# Malin Live-Voice ("Ears") — Build Spec (Cal, 6/6)
**Goal:** Malin HEARS Jun via the Logitech webcam mic and responds out loud in real time, with the FC face reacting. The ears are the INPUT half of the FC's responsiveness ([[project_malin_avatar]]). Runs on the 5090 in Malin's harness, alongside malin.py.

## The loop (a new `live_voice.py`, toggled ON)
1. **CAPTURE** — stream audio from the Logitech webcam mic (`sounddevice`, select the Logitech input device).
2. **VAD** — `silero-vad` detects speech start/end; ~700ms of trailing silence = utterance complete → hand the buffered audio to STT.
3. **STT** — `faster-whisper` (small or medium model, GPU, language="en") transcribes the utterance → text. (Use faster-whisper, NOT plain openai-whisper — ~4x faster via CTranslate2. The lipsync `whisper/tiny.pt` is a SEPARATE thing; don't reuse it for STT.)
4. **THINK** — feed the transcribed text into malin.py's EXISTING pipeline (`generate_reply`/`build_system`) exactly like a typed message → her reply (with her [VOICE]/[PERFORM:] tags).
5. **SPEAK** — her reply is spoken via the EXISTING Chatterbox (`maren_say.py`). In live-voice mode every reply is auto-spoken (voice mode implicitly on).
6. **REACT (FC)** — emit `[PERFORM:]` to the FC: a LISTENING face (focused/attentive) while Jun is talking (VAD active), then her emotional reaction while she replies. This is what ties the ears to the face.
7. **LOOP** — when she finishes speaking, resume listening.

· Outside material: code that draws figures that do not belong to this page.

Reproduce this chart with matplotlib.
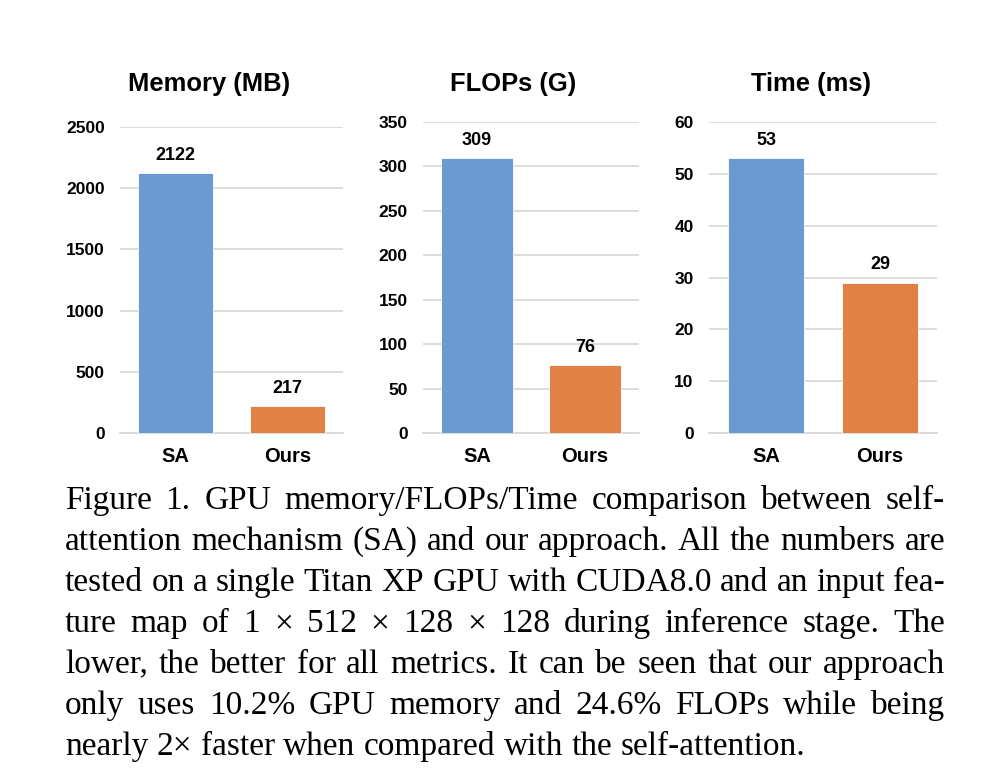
import matplotlib
matplotlib.use("Agg")
import matplotlib.pyplot as plt

# Dados dos três painéis
categorias = ["SA", "Ours"]
memoria = [2122, 217]
flops = [309, 76]
tempo = [53, 29]

titulos = ["Memory (MB)", "FLOPs (G)", "Time (ms)"]
limites = [2500, 350, 60]
passos = [500, 50, 10]

cor_sa = "#6a9bd0"
cor_ours = "#e08246"
cor_grade = "#d9d9d9"

legenda = [
    "Figure 1. GPU memory/FLOPs/Time comparison between self-",
    "attention mechanism (SA) and our approach. All the numbers are",
    "tested on a single Titan XP GPU with CUDA8.0 and an input fea-",
    "ture map of 1 \u00d7 512 \u00d7 128 \u00d7 128 during inference stage.  The",
    "lower, the better for all metrics. It can be seen that our approach",
    "only uses 10.2% GPU memory and 24.6% FLOPs while being",
    "nearly 2\u00d7 faster when compared with the self-attention.",
]

W, H = 1006, 782
fig = plt.figure(figsize=(W / 100, H / 100), dpi=100)

# posições em pixels: (esquerda, direita, topo), base comum em 433
caixas = [(120, 343, 127), (423, 639, 122), (709, 937, 122)]
centros_titulo = [209, 513, 811]
base = 433

for i, valores in enumerate([memoria, flops, tempo]):
    x0, x1, topo = caixas[i]
    ax = fig.add_axes([x0 / W, 1 - base / H, (x1 - x0) / W, (base - topo) / H])
    barras = ax.bar(range(len(categorias)), valores, width=0.67,
                    color=[cor_sa, cor_ours], edgecolor="white", linewidth=0.6,
                    zorder=3)
    ax.set_xlim(-0.5, 1.5)
    ax.set_ylim(0, limites[i])
    ax.set_yticks(range(0, limites[i] + 1, passos[i]))
    ax.set_xticks(range(len(categorias)))
    ax.set_xticklabels(categorias)
    ax.grid(axis="y", color=cor_grade, linewidth=1.3, zorder=0)
    for s in ["top", "right", "left"]:
        ax.spines[s].set_visible(False)
    ax.spines["bottom"].set_color(cor_grade)
    ax.spines["bottom"].set_linewidth(1.3)
    ax.tick_params(axis="both", length=0)
    ax.tick_params(axis="y", pad=11, labelsize=12.5)
    ax.tick_params(axis="x", pad=10, labelsize=14.5)
    for lbl in ax.get_xticklabels() + ax.get_yticklabels():
        lbl.set_fontweight("bold")
        lbl.set_fontfamily("Liberation Sans")
    for b, v in zip(barras, valores):
        ax.annotate(str(v), (b.get_x() + b.get_width() / 2, v),
                    xytext=(0, 7), textcoords="offset points",
                    ha="center", va="bottom", fontsize=13, fontweight="bold",
                    family="Liberation Sans")
    fig.text(centros_titulo[i] / W, 1 - 84 / H, titulos[i], ha="center",
             va="center", fontsize=18.4, fontweight="bold",
             family="Liberation Sans")

# Legenda justificada abaixo dos gráficos
fig.canvas.draw()
renderer = fig.canvas.get_renderer()
esq, dir_ = 65, 945
tam = 24
for n, linha in enumerate(legenda):
    y = 1 - (509 + 41 * n) / H
    palavras = linha.split()
    objs = []
    for p in palavras:
        t = fig.text(0, y, p, fontsize=tam, family="Liberation Serif",
                     va="baseline", ha="left")
        objs.append(t)
    larguras = [t.get_window_extent(renderer).width for t in objs]
    ultima = n == len(legenda) - 1
    if ultima or len(objs) == 1:
        espaco = fig.text(0, 0, "a b", fontsize=tam, family="Liberation Serif")
        e1 = espaco.get_window_extent(renderer).width
        espaco.set_text("ab")
        gap = e1 - espaco.get_window_extent(renderer).width
        espaco.remove()
    else:
        gap = (dir_ - esq - sum(larguras)) / (len(objs) - 1)
    x = esq
    for t, w in zip(objs, larguras):
        t.set_x(x / W)
        x += w + gap

fig.savefig("out.png", dpi=100)
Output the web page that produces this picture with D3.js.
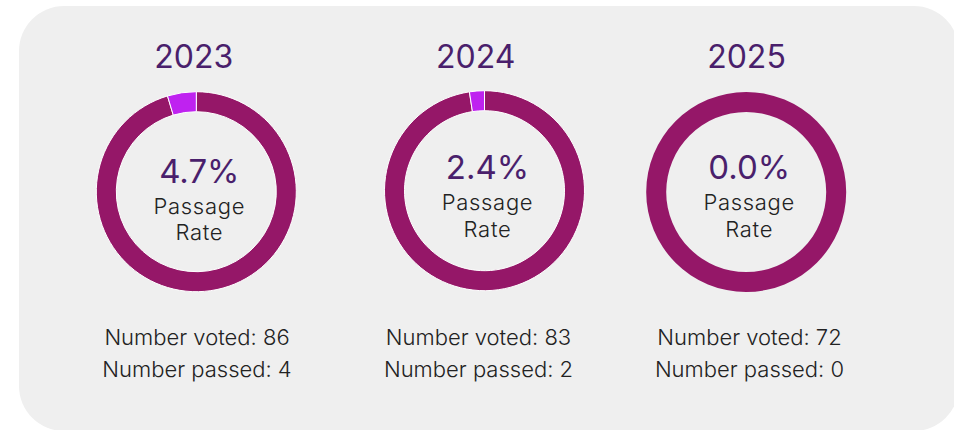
<!DOCTYPE html>
<html>
<head>
<meta charset="utf-8">
<script src="https://cdn.jsdelivr.net/npm/d3@7"></script>
<style>
  html, body { margin: 0; padding: 0; background: #ffffff; }
  svg { display: block; font-family: Inter, "Noto Sans", sans-serif; }
</style>
</head>
<body>
<svg width="954" height="430"></svg>
<script>
// data
var years = ["2023", "2024", "2025"];
var voted = [86, 83, 72];
var passed = [4, 2, 0];

var svg = d3.select("svg");
var width = 954, height = 430;

var ringColor = "#951768";
var passColor = "#bf22f0";
var titleColor = "#4a1f6c";
var textColor = "#222222";

// panel layout
var xDonut = d3.scaleOrdinal().domain(years).range([196.3, 484.5, 746.2]);
var yDonut = d3.scaleOrdinal().domain(years).range([191.7, 190.7, 192]);
var xTitle = d3.scaleOrdinal().domain(years).range([193.7, 475.7, 746.5]);
var xInfo = d3.scaleOrdinal().domain(years).range([197, 478.5, 749.5]);
var yShift = d3.scaleOrdinal().domain(years).range([3.5, 0, 0]);

var outerR = 100, innerR = 80;

svg.append("rect")
    .attr("x", 19)
    .attr("y", 6)
    .attr("width", 940)
    .attr("height", 425)
    .attr("rx", 45)
    .attr("fill", "#efefef");

var pie = d3.pie().sort(null).value(function(d) { return d.value; });
var arc = d3.arc().innerRadius(innerR).outerRadius(outerR);

var panels = years.map(function(y, i) {
    return { year: y, voted: voted[i], passed: passed[i] };
});

var g = svg.append("g").attr("class", "panels")
    .selectAll("g")
    .data(panels)
    .enter().append("g");

g.append("text")
    .attr("x", function(d) { return xTitle(d.year); })
    .attr("y", 67.5)
    .attr("text-anchor", "middle")
    .attr("fill", titleColor)
    .style("font-size", "32px")
    .style("font-weight", 400)
    .text(function(d) { return d.year; });

var donut = g.append("g")
    .attr("transform", function(d) { return "translate(" + xDonut(d.year) + "," + yDonut(d.year) + ")"; });

donut.selectAll("path")
    .data(function(d) {
        return pie([
            { key: "failed", value: d.voted - d.passed },
            { key: "passed", value: d.passed }
        ]).filter(function(a) { return a.data.value > 0; });
    })
    .enter().append("path")
    .attr("d", arc)
    .attr("fill", function(a) { return a.data.key === "passed" ? passColor : ringColor; })
    .attr("stroke", function(a, i, nodes) { return nodes.length > 1 ? "#ffffff" : "none"; })
    .attr("stroke-width", 1);

var center = g.append("g")
    .attr("transform", function(d) {
        return "translate(" + (xDonut(d.year) + 3) + "," + yShift(d.year) + ")";
    })
    .attr("text-anchor", "middle");

center.append("text")
    .attr("y", 179.3)
    .attr("fill", titleColor)
    .style("font-size", "33px")
    .style("font-weight", 400)
    .text(function(d) { return (d.passed / d.voted * 100).toFixed(1) + "%"; });

center.append("text")
    .attr("y", 210)
    .attr("fill", textColor)
    .style("font-size", "22px")
    .style("font-weight", 300)
    .style("letter-spacing", "0.7px")
    .text("Passage");

center.append("text")
    .attr("y", 236.5)
    .attr("fill", textColor)
    .style("font-size", "22px")
    .style("font-weight", 300)
    .style("letter-spacing", "0.7px")
    .text("Rate");

var info = g.append("g")
    .attr("text-anchor", "middle")
    .attr("fill", textColor)
    .style("font-size", "22px")
    .style("font-weight", 300);

info.append("text")
    .attr("x", function(d) { return xInfo(d.year); })
    .attr("y", 345)
    .text(function(d) { return "Number voted: " + d.voted; });

info.append("text")
    .attr("x", function(d) { return xInfo(d.year); })
    .attr("y", 376.7)
    .text(function(d) { return "Number passed: " + d.passed; });
</script>
</body>
</html>
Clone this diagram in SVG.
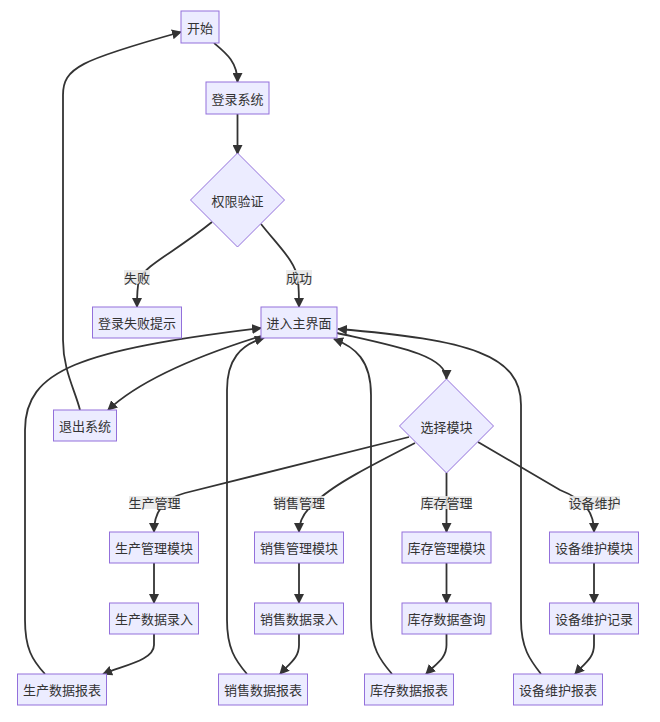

## Activation (privacy — Jun approved)
- A **"live voice MODE" toggled ON/OFF** (a hotkey on the FC window — e.g. `v` — or a command). She ONLY listens when the mode is ON. **Off by default.** Respects the guardrail line ([[project_calypso_embodiment_intention]] — present-when-wanted, blind-when-not).
- Visual cue: when live-voice is ON, the FC shows a subtle "awake/listening" state so Jun knows she's hearing.

## Echo / turn-taking
- While SHE is speaking (Chatterbox playing), **gate the mic/STT** so she doesn't transcribe her own voice. Resume listening when playback ends.
- Barge-in (Jun interrupts her mid-reply) = v2, not now.

## Latency (Jun approved ~1-2s)
- faster-whisper small on GPU ~ a few hundred ms for a short utterance.
- Keep the voice-reply prompt tight + cap max_tokens to conversational length (Dolphin-24B inference is the biggest chunk).
- Keep Chatterbox warm (model resident).
- v2 optimization: start TTS on the first sentence while the rest generates (sentence-streaming).

## Exact tools (USE THESE; if any isn't available on the box, CONFER per [[feedback_hermes_confer_before_deviating]] — do not silently substitute)
- capture: `sounddevice` · VAD: `silero-vad` · STT: `faster-whisper` (small/medium, GPU) · brain: existing malin.py · TTS: existing Chatterbox/maren_say.py · FC: `[PERFORM:]` tags.

## Build split
**Cal** = this design + the loop logic + the FC listening/reaction mapping. **Hermes** = wire mic capture + silero-vad + faster-whisper into Malin's harness on the 5090 (`live_voice.py`), the toggle + echo-gating, and the malin.py + FC integration. Brain + voice already exist.

## FIRST milestone (dumb version first, per [[feedback_dont_oversplit_dumb_version_first]])
**P0:** toggle live-voice ON → speak a sentence → silero-vad detects end → faster-whisper transcribes → malin.py replies → Chatterbox speaks it. NO FC reaction yet, NO streaming. Prove she HEARS and answers out loud. **Then** P1: the FC listening/reacting face + echo-gating; P2: latency tuning + sentence-streaming; P3 (later): the webcam VISION/mood-reading off the same device.